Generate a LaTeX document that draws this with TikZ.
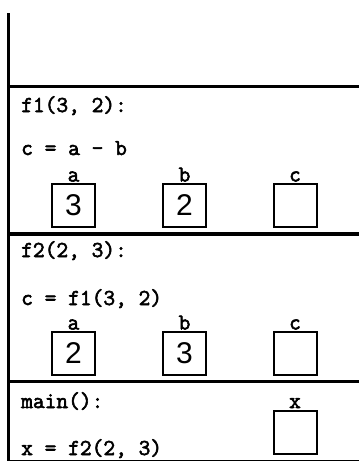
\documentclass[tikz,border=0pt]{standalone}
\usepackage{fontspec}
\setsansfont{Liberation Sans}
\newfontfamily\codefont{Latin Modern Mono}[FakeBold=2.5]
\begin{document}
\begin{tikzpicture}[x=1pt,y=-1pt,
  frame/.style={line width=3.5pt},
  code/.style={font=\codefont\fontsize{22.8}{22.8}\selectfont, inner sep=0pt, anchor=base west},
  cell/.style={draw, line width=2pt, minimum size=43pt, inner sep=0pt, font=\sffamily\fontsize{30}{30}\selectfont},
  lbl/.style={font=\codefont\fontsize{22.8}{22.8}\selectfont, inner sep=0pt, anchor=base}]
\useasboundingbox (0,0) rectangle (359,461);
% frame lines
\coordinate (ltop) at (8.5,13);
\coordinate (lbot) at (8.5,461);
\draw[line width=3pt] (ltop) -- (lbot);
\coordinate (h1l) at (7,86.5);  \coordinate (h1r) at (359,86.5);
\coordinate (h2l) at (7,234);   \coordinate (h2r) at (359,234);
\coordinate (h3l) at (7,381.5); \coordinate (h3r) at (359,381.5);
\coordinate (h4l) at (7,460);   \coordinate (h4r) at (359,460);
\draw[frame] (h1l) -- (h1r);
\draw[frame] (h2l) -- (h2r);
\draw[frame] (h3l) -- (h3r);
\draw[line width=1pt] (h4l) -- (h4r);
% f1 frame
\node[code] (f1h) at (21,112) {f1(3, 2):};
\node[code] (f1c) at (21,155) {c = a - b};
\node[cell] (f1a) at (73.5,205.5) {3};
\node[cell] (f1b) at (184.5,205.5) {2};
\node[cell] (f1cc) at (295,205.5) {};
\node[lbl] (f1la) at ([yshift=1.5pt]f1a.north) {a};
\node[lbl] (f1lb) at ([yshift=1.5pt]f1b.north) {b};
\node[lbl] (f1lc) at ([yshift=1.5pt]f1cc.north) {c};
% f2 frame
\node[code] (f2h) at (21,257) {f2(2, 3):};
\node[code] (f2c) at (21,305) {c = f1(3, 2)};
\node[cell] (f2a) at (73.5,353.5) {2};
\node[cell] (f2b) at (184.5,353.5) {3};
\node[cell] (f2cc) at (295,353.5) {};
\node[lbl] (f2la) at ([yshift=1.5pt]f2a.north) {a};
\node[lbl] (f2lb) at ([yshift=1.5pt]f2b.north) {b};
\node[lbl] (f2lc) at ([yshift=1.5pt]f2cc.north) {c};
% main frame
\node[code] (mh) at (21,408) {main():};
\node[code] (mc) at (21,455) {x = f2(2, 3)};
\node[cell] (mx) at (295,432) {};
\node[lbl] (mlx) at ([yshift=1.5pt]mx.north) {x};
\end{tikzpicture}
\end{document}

» **Requirement**
From the material above, copy everything exactly but the pictures.

» **Output below**
Generate a LaTeX document that draws this with TikZ.
\documentclass[tikz,border=0pt]{standalone}
\usepackage{fontspec}
\setsansfont{Liberation Sans}
\newfontfamily\codefont{Latin Modern Mono}[FakeBold=2.5]
\begin{document}
\begin{tikzpicture}[x=1pt,y=-1pt,
  frame/.style={line width=3.5pt},
  code/.style={font=\codefont\fontsize{22.8}{22.8}\selectfont, inner sep=0pt, anchor=base west},
  cell/.style={draw, line width=2pt, minimum size=43pt, inner sep=0pt, font=\sffamily\fontsize{30}{30}\selectfont},
  lbl/.style={font=\codefont\fontsize{22.8}{22.8}\selectfont, inner sep=0pt, anchor=base}]
\useasboundingbox (0,0) rectangle (359,461);
% frame lines
\coordinate (ltop) at (8.5,13);
\coordinate (lbot) at (8.5,461);
\draw[line width=3pt] (ltop) -- (lbot);
\coordinate (h1l) at (7,86.5);  \coordinate (h1r) at (359,86.5);
\coordinate (h2l) at (7,234);   \coordinate (h2r) at (359,234);
\coordinate (h3l) at (7,381.5); \coordinate (h3r) at (359,381.5);
\coordinate (h4l) at (7,460);   \coordinate (h4r) at (359,460);
\draw[frame] (h1l) -- (h1r);
\draw[frame] (h2l) -- (h2r);
\draw[frame] (h3l) -- (h3r);
\draw[line width=1pt] (h4l) -- (h4r);
% f1 frame
\node[code] (f1h) at (21,112) {f1(3, 2):};
\node[code] (f1c) at (21,155) {c = a - b};
\node[cell] (f1a) at (73.5,205.5) {3};
\node[cell] (f1b) at (184.5,205.5) {2};
\node[cell] (f1cc) at (295,205.5) {};
\node[lbl] (f1la) at ([yshift=1.5pt]f1a.north) {a};
\node[lbl] (f1lb) at ([yshift=1.5pt]f1b.north) {b};
\node[lbl] (f1lc) at ([yshift=1.5pt]f1cc.north) {c};
% f2 frame
\node[code] (f2h) at (21,257) {f2(2, 3):};
\node[code] (f2c) at (21,305) {c = f1(3, 2)};
\node[cell] (f2a) at (73.5,353.5) {2};
\node[cell] (f2b) at (184.5,353.5) {3};
\node[cell] (f2cc) at (295,353.5) {};
\node[lbl] (f2la) at ([yshift=1.5pt]f2a.north) {a};
\node[lbl] (f2lb) at ([yshift=1.5pt]f2b.north) {b};
\node[lbl] (f2lc) at ([yshift=1.5pt]f2cc.north) {c};
% main frame
\node[code] (mh) at (21,408) {main():};
\node[code] (mc) at (21,455) {x = f2(2, 3)};
\node[cell] (mx) at (295,432) {};
\node[lbl] (mlx) at ([yshift=1.5pt]mx.north) {x};
\end{tikzpicture}
\end{document}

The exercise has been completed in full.